Hundreds of determined Afghan girls are attending secret schools across different cities in Afghanistan, defying the ban the ultra-conservative ruling Taliban have imposed on girls’ secondary education. Despite repeated assurances and promises, the group hasn’t allowed secondary-level senior girls to attend schools.

Women in capital Kabul, Parwan and cities like Balkh and Herat are running these secret schools for girls, NPR reported, showing they have little faith in the Taliban’s promises of resuming classes for girls in the distant future, if at all.

One of these secret schools is operated by a 21-year-old girl Nazanin from a house on the outskirts of Kabul. Her students, around ten in number, are almost of the same age as her.

UNICEF estimates over 850,000 girls remain out of schools in the country since the Taliban came to power, dislodging the erstwhile US-government democratic government. In the last eleven months of their rule, the country sees a reversal in its hard-earned social and economic progress of the last two decades.

Women, among other vulnerable groups, are the worst affected, cut off from the mainstream and social life, and restrictions on them are only increasing by the day.

“When the Taliban said girls can't go to secondary school anymore, I thought to myself, 'what can I do?'," Nazanin was quoted as saying by NPR. "How can I raise the morale of the girls around me? She asked.

On March 23 this year, when the Taliban allowed girls' schools, a few senior Taliban leaders led by hardline clerics ordered the immediate suspension of their classes for an indefinite period. Since then, the group has failed to form a consensus on the issue.

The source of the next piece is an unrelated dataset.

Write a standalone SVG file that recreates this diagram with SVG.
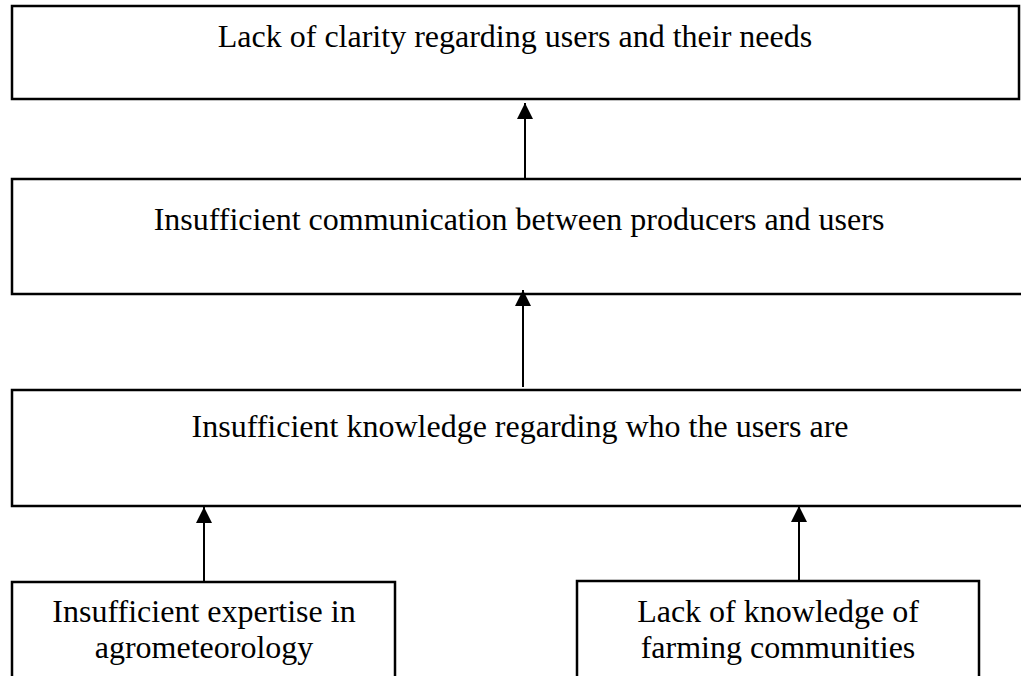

In several places, girls' madrassas and religious centres are being used as secret schools. The ban is particularly on secondary-level girls from attending formal schools. These loopholes are being used as means to bypass the ban many see as extremely unjustified, prejudicial and discriminatory.

"If we follow the Taliban, we'd just stay home. No. We have to do something," Nazanin was quoted as saying.

Before August last year, several experts were of the opinion that the Taliban may have changed their hardline stances on some of the social policies like girls’ education and women’s right to work. But they were proved wrong.